Your goal
Take the lines from the beginning of the material through the line containing "0.36, 0.45, 0.68];" and retype them exactly, leaving the pictures out.

--

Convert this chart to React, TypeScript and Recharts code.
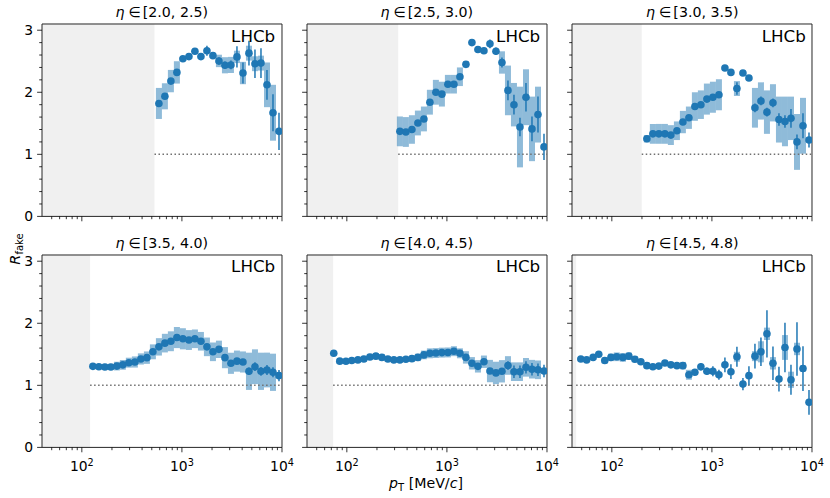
import React from 'react';
import {
  ComposedChart,
  XAxis,
  YAxis,
  Scatter,
  ErrorBar,
  ReferenceArea,
  ReferenceLine,
} from 'recharts';

// common pT bin centres [MeV/c]
const ptBins = [
  43, 49, 56, 65, 74, 85, 98, 112, 129, 148, 170, 195, 224, 257, 295, 339, 389, 447, 513, 589,
  676, 776, 891, 1023, 1175, 1349, 1549, 1778, 2042, 2344, 2692, 3090, 3548, 4074, 4677, 5370,
  6166, 7079, 8128, 9333,
];

const etaLabels = ['[2.0, 2.5)', '[2.5, 3.0)', '[3.0, 3.5)', '[3.5, 4.0)', '[4.0, 4.5)', '[4.5, 4.8)'];
// lower pT edge of the acceptance (shaded region ends here)
const acceptanceEdge = [532, 326, 199, 121, 73, 44];

const eta1Value = [1.82, 1.935, 2.18, 2.32, 2.54, 2.575, 2.66, 2.575, 2.67, 2.59, 2.505, 2.435, 2.44, 2.57, 2.31, 2.63, 2.46, 2.47, 2.12, 1.67, 1.37];
const eta1Stat = [0.04, 0.04, 0.04, 0.04, 0.03, 0.03, 0.05, 0.04, 0.08, 0.04, 0.06, 0.06, 0.07, 0.17, 0.17, 0.2, 0.23, 0.24, 0.24, 0.3, 0.3];
const eta1Sys = [0.25, 0.21, 0.18, 0.18, 0.03, 0.03, 0.03, 0.03, 0.03, 0.03, 0.1, 0.13, 0.13, 0.1, 0.18, 0.12, 0.12, 0.12, 0.36, 0.45, 0.68];

const eta2Value = [1.37, 1.36, 1.4, 1.505, 1.57, 1.84, 2.0, 1.97, 2.13, 2.13, 2.25, 2.45, 2.8, 2.69, 2.67, 2.78, 2.66, 2.48, 2.03, 1.8, 1.44, 1.92, 1.41, 1.64, 1.12];
const eta2Stat = [0.03, 0.03, 0.03, 0.03, 0.03, 0.03, 0.03, 0.03, 0.03, 0.03, 0.04, 0.04, 0.05, 0.05, 0.05, 0.07, 0.06, 0.08, 0.16, 0.16, 0.15, 0.23, 0.2, 0.29, 0.21];
const eta2Sys = [0.24, 0.24, 0.23, 0.2, 0.2, 0.2, 0.2, 0.2, 0.15, 0.15, 0.15, 0.05, 0.03, 0.03, 0.03, 0.03, 0.03, 0.18, 0.4, 0.35, 0.65, 0.45, 0.52, 0.45, 0.8];

const eta3Value = [1.25, 1.33, 1.33, 1.33, 1.31, 1.38, 1.52, 1.59, 1.77, 1.8, 1.89, 1.92, 1.96, 2.39, 2.32, 2.06, 2.31, 2.23, 1.75, 1.86, 1.68, 1.83, 1.56, 1.53, 1.58, 1.2, 1.46, 1.23];
const eta3Stat = [0.03, 0.03, 0.03, 0.03, 0.03, 0.03, 0.03, 0.03, 0.03, 0.03, 0.03, 0.03, 0.03, 0.03, 0.04, 0.1, 0.04, 0.05, 0.07, 0.07, 0.07, 0.07, 0.1, 0.1, 0.15, 0.12, 0.2, 0.12];
const eta3Sys = [0.06, 0.16, 0.16, 0.16, 0.16, 0.15, 0.18, 0.18, 0.23, 0.23, 0.25, 0.25, 0.25, 0.03, 0.03, 0.12, 0.03, 0.03, 0.32, 0.3, 0.35, 0.3, 0.37, 0.4, 0.35, 0.45, 0.45, 0.45];

const eta4Value = [1.306, 1.3, 1.296, 1.296, 1.31, 1.33, 1.365, 1.376, 1.425, 1.446, 1.54, 1.62, 1.68, 1.71, 1.77, 1.75, 1.73, 1.75, 1.71, 1.62, 1.54, 1.58, 1.446, 1.355, 1.39, 1.376, 1.226, 1.3, 1.226, 1.247, 1.21, 1.156];
const eta4Stat = [0.02, 0.02, 0.02, 0.02, 0.02, 0.02, 0.02, 0.02, 0.02, 0.02, 0.02, 0.02, 0.02, 0.02, 0.02, 0.02, 0.02, 0.02, 0.02, 0.02, 0.03, 0.03, 0.03, 0.03, 0.04, 0.04, 0.06, 0.07, 0.07, 0.08, 0.08, 0.09];
const eta4Sys = [0.04, 0.04, 0.05, 0.05, 0.07, 0.08, 0.08, 0.09, 0.09, 0.1, 0.12, 0.14, 0.15, 0.16, 0.17, 0.17, 0.16, 0.15, 0.15, 0.15, 0.15, 0.14, 0.17, 0.17, 0.17, 0.17, 0.3, 0.28, 0.3, 0.28, 0.3, 0.3];

const eta5Value = [1.516, 1.39, 1.387, 1.4, 1.41, 1.425, 1.457, 1.47, 1.45, 1.425, 1.41, 1.41, 1.42, 1.43, 1.45, 1.49, 1.516, 1.52, 1.527, 1.53, 1.55, 1.516, 1.45, 1.355, 1.306, 1.38, 1.23, 1.2, 1.226, 1.32, 1.22, 1.22, 1.29, 1.26, 1.25, 1.23];
const eta5Stat = [0.02, 0.02, 0.02, 0.02, 0.02, 0.02, 0.02, 0.02, 0.02, 0.02, 0.02, 0.02, 0.02, 0.02, 0.02, 0.02, 0.02, 0.02, 0.02, 0.02, 0.02, 0.02, 0.04, 0.04, 0.04, 0.04, 0.04, 0.04, 0.04, 0.07, 0.1, 0.1, 0.1, 0.1, 0.1, 0.1];
const eta5Sys = [0.01, 0.04, 0.04, 0.04, 0.04, 0.05, 0.05, 0.05, 0.05, 0.04, 0.04, 0.04, 0.04, 0.05, 0.06, 0.07, 0.08, 0.08, 0.08, 0.08, 0.08, 0.08, 0.1, 0.1, 0.1, 0.1, 0.18, 0.18, 0.18, 0.15, 0.15, 0.15, 0.15, 0.15, 0.15, 0.15];

const eta6Value = [1.425, 1.41, 1.45, 1.5, 1.4, 1.45, 1.46, 1.45, 1.47, 1.42, 1.38, 1.317, 1.3, 1.31, 1.36, 1.33, 1.317, 1.317, 1.17, 1.21, 1.3, 1.226, 1.226, 1.17, 1.33, 1.22, 1.46, 1.02, 1.156, 1.47, 1.54, 1.83, 1.355, 1.1, 1.61, 1.09, 1.586, 1.27, 0.726];
const eta6Stat = [0.02, 0.02, 0.02, 0.02, 0.02, 0.02, 0.02, 0.02, 0.02, 0.02, 0.02, 0.02, 0.02, 0.02, 0.02, 0.02, 0.02, 0.02, 0.05, 0.04, 0.06, 0.06, 0.08, 0.08, 0.12, 0.12, 0.16, 0.1, 0.15, 0.2, 0.23, 0.38, 0.27, 0.2, 0.4, 0.24, 0.43, 0.36, 0.2];
const eta6Sys = [0.03, 0.03, 0.03, 0.03, 0.05, 0.06, 0.07, 0.07, 0.06, 0.05, 0.04, 0.05, 0.04, 0.04, 0.04, 0.04, 0.04, 0.06, 0.08, 0.04, 0.03, 0.03, 0.03, 0.03, 0.03, 0.03, 0.08, 0.03, 0.03, 0.08, 0.17, 0.1, 0.1, 0.04, 0.2, 0.13, 0.1, 0.05, 0.1];

const xTicks = [50, 60, 70, 80, 90, 100, 200, 300, 400, 500, 600, 700, 800, 900, 1000, 2000, 3000, 4000, 5000, 6000, 7000, 8000, 9000, 10000];
const xMajor = [100, 1000, 10000];
const xExponent = ['2', '3', '4'];
const yTicks = [0, 0.2, 0.4, 0.6, 0.8, 1, 1.2, 1.4, 1.6, 1.8, 2, 2.2, 2.4, 2.6, 2.8, 3];
const yMajor = [0, 1, 2, 3];

const panels = [
  { value: eta1Value, stat: eta1Stat, sys: eta1Sys },
  { value: eta2Value, stat: eta2Stat, sys: eta2Sys },
  { value: eta3Value, stat: eta3Stat, sys: eta3Sys },
  { value: eta4Value, stat: eta4Stat, sys: eta4Sys },
  { value: eta5Value, stat: eta5Stat, sys: eta5Sys },
  { value: eta6Value, stat: eta6Stat, sys: eta6Sys },
];

// layout
const FONT = 'DejaVu Sans';
const BLUE = '#1f77b4';
const PANEL_W = 240;
const PANEL_H = 192.4;
const PANEL_LEFT = [41.7, 306.7, 572.3];
const PANEL_TOP = [24.3, 254.5];
const Y_AXIS_W = 45;
const X_AXIS_H = 30;
const M_TOP = 10;
const M_RIGHT = 20;
const BIN_HALF = Math.pow(10, 0.03);

const XTick = (props: any) => {
  const { x, y, payload, showLabel } = props;
  const idx = xMajor.indexOf(payload.value);
  const major = idx >= 0;
  return (
    <g>
      <line x1={x} x2={x} y1={y} y2={y + (major ? 4.9 : 2.8)} stroke="#000" strokeWidth={0.8} />
      {major && showLabel && (
        <text x={x} y={y + 24} textAnchor="middle" fontSize={13.9} fontFamily={FONT} fill="#000">
          10
          <tspan dy={-5.5} fontSize={9.7}>
            {xExponent[idx]}
          </tspan>
        </text>
      )}
    </g>
  );
};

const YTick = (props: any) => {
  const { x, y, payload, showLabel } = props;
  const major = yMajor.includes(payload.value);
  return (
    <g>
      <line x1={x - (major ? 4.9 : 2.8)} x2={x} y1={y} y2={y} stroke="#000" strokeWidth={0.8} />
      {major && showLabel && (
        <text x={x - 9} y={y + 5} textAnchor="end" fontSize={13.9} fontFamily={FONT} fill="#000">
          {payload.value}
        </text>
      )}
    </g>
  );
};

const Panel = ({ index }: { index: number }) => {
  const col = index % 3;
  const row = Math.floor(index / 3);
  const p = panels[index];
  const edge = acceptanceEdge[index];
  const offset = ptBins.length - p.value.length;
  const points = p.value.map((v, i) => ({ x: ptBins[offset + i], y: v, stat: p.stat[i], sys: p.sys[i] }));

  return (
    <div style={{ position: 'absolute', left: PANEL_LEFT[col] - Y_AXIS_W, top: PANEL_TOP[row] - M_TOP }}>
      <ComposedChart
        width={Y_AXIS_W + PANEL_W + M_RIGHT}
        height={M_TOP + PANEL_H + X_AXIS_H}
        margin={{ top: M_TOP, right: M_RIGHT, bottom: 0, left: 0 }}
      >
        <XAxis
          dataKey="x"
          type="number"
          scale="log"
          domain={[40, 10000]}
          allowDataOverflow
          ticks={xTicks}
          interval={0}
          tickSize={0}
          tickMargin={0}
          tickLine={false}
          axisLine={false}
          height={X_AXIS_H}
          tick={(t: any) => <XTick {...t} showLabel={row === 1} />}
        />
        <YAxis
          type="number"
          domain={[0, 3.1]}
          allowDataOverflow
          ticks={yTicks}
          interval={0}
          tickSize={0}
          tickMargin={0}
          tickLine={false}
          axisLine={false}
          width={Y_AXIS_W}
          tick={(t: any) => <YTick {...t} showLabel={col === 0} />}
        />
        <ReferenceArea x1={40} x2={edge} y1={0} y2={3.1} fill="#f0f0f0" fillOpacity={1} stroke="none" />
        {points.map((pt, i) => (
          <ReferenceArea
            key={i}
            x1={pt.x / BIN_HALF}
            x2={pt.x * BIN_HALF}
            y1={pt.y - pt.sys}
            y2={pt.y + pt.sys}
            fill={BLUE}
            fillOpacity={0.5}
            stroke="none"
          />
        ))}
        <ReferenceLine
          segment={[{ x: edge, y: 1 }, { x: 10000, y: 1 }]}
          stroke="#707070"
          strokeWidth={1.5}
          strokeDasharray="1.5 2.5"
        />
        <Scatter
          data={points}
          dataKey="y"
          isAnimationActive={false}
          shape={(s: any) => <circle cx={s.cx} cy={s.cy} r={3.8} fill={BLUE} />}
        >
          <ErrorBar dataKey="stat" direction="y" width={0} stroke={BLUE} strokeWidth={1.5} />
        </Scatter>
        <ReferenceArea x1={40} x2={10000} y1={0} y2={3.1} fill="none" stroke="#262626" strokeWidth={1} />
      </ComposedChart>
    </div>
  );
};

const App: React.FC = () => {
  return (
    <div style={{ position: 'absolute', left: 0, top: 0, width: 830, height: 498, background: '#fff' }}>
      {panels.map((_, i) => (
        <Panel key={i} index={i} />
      ))}
      <svg width={830} height={498} style={{ position: 'absolute', left: 0, top: 0, pointerEvents: 'none' }}>
        {etaLabels.map((lab, i) => {
          const col = i % 3;
          const row = Math.floor(i / 3);
          return (
            <g key={i}>
              <text
                x={PANEL_LEFT[col] + PANEL_W / 2}
                y={PANEL_TOP[row] - 7}
                textAnchor="middle"
                fontSize={14.2}
                fontFamily={FONT}
                fill="#000"
              >
                <tspan fontStyle="italic">η</tspan>
                <tspan dx={4}>∈</tspan>
                <tspan dx={2}>{lab}</tspan>
              </text>
              <text
                x={PANEL_LEFT[col] + PANEL_W - 6.5}
                y={PANEL_TOP[row] + 17.4}
                textAnchor="end"
                fontSize={16.7}
                fontFamily={FONT}
                fill="#000"
              >
                LHCb
              </text>
            </g>
          );
        })}
        <text x={20} y={249} transform="rotate(-90, 20, 249)" textAnchor="middle" fontSize={14.5} fontFamily={FONT} fill="#000">
          <tspan fontStyle="italic">R</tspan>
          <tspan dy={3} fontSize={10}>fake</tspan>
        </text>
        <text x={426} y={488} textAnchor="middle" fontSize={14.2} fontFamily={FONT} fill="#000">
          <tspan fontStyle="italic">p</tspan>
          <tspan dy={3} fontSize={10}>T</tspan>
          <tspan dy={-3}> [MeV/</tspan>
          <tspan fontStyle="italic">c</tspan>
          <tspan>]</tspan>
        </text>
      </svg>
    </div>
  );
};

export default App;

--

Reply
Convert this chart to React, TypeScript and Recharts code.
import React from 'react';
import {
  ComposedChart,
  XAxis,
  YAxis,
  Scatter,
  ErrorBar,
  ReferenceArea,
  ReferenceLine,
} from 'recharts';

// common pT bin centres [MeV/c]
const ptBins = [
  43, 49, 56, 65, 74, 85, 98, 112, 129, 148, 170, 195, 224, 257, 295, 339, 389, 447, 513, 589,
  676, 776, 891, 1023, 1175, 1349, 1549, 1778, 2042, 2344, 2692, 3090, 3548, 4074, 4677, 5370,
  6166, 7079, 8128, 9333,
];

const etaLabels = ['[2.0, 2.5)', '[2.5, 3.0)', '[3.0, 3.5)', '[3.5, 4.0)', '[4.0, 4.5)', '[4.5, 4.8)'];
// lower pT edge of the acceptance (shaded region ends here)
const acceptanceEdge = [532, 326, 199, 121, 73, 44];

const eta1Value = [1.82, 1.935, 2.18, 2.32, 2.54, 2.575, 2.66, 2.575, 2.67, 2.59, 2.505, 2.435, 2.44, 2.57, 2.31, 2.63, 2.46, 2.47, 2.12, 1.67, 1.37];
const eta1Stat = [0.04, 0.04, 0.04, 0.04, 0.03, 0.03, 0.05, 0.04, 0.08, 0.04, 0.06, 0.06, 0.07, 0.17, 0.17, 0.2, 0.23, 0.24, 0.24, 0.3, 0.3];
const eta1Sys = [0.25, 0.21, 0.18, 0.18, 0.03, 0.03, 0.03, 0.03, 0.03, 0.03, 0.1, 0.13, 0.13, 0.1, 0.18, 0.12, 0.12, 0.12, 0.36, 0.45, 0.68];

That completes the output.